I want to ask you, as quickly as I possibly can, what is a community of interest?

Noon

Professor, Department of Political Science, University of Western Ontario, As an Individual

Dr. Andrew Sancton

Believe me, I do not believe that the Carter decision from Saskatchewan was very helpful in telling us what a community of interest was. As an electoral boundaries commissioner, I've found no guidance from that. Regarding which constituencies should get special treatment, if any are going to get special treatment, I really believe it's up to Parliament to decide that.

I was never elected to anything. All I was supposed to do was to work with the numbers and to try to take into account some idea of communities of interest. If Canadians want certain parts of Ontario, or certain parts of Newfoundland, to get special treatment, it should not be decided by one judge and two electoral boundary commissioners. You people should be deciding what those areas are.

Noon

Conservative

The Chair Joe Preston

May we have your comments, Mr. Pal?

Noon

Fellow, Mowat Centre, University of Toronto - School of Public Policy and Governance

Michael Pal

Whatever the definition of community of interest is, it has to be applied equally. The way the boundaries commissions have traditionally applied it has often been to look at smaller communities with less population. Why don't visible minorities or suburban voters also constitute communities of interest? Their interest should be taken into account. When they're underrepresented, are their interests being taken into account? I don't believe so.

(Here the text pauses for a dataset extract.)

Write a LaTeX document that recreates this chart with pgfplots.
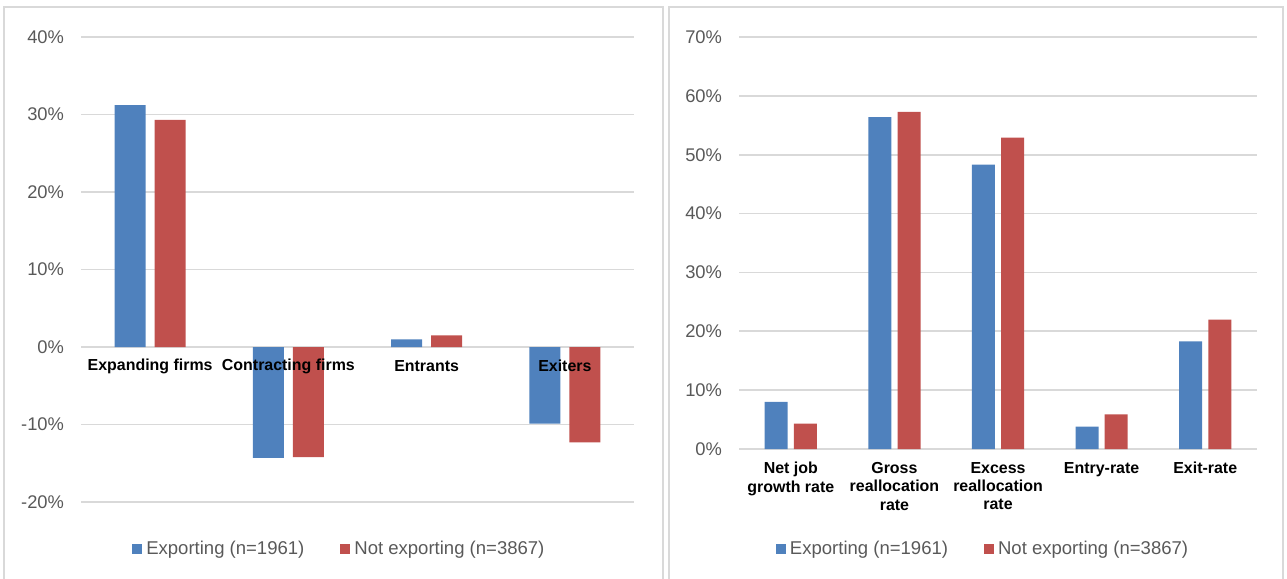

Whatever the definition is, it has to apply equally across not just geographic groups, but other kinds of groups as well.

Noon

Conservative

The Chair Joe Preston

Thank you very much. We're going to suspend for just one minute while we change the witness panels.

I thank the witnesses we've had so far today. Thank you very much for coming and helping us with our study.

12:05 p.m.

Conservative

The Chair Joe Preston

Professor Carty, we thank you for joining us from British Columbia today. It's good to have you.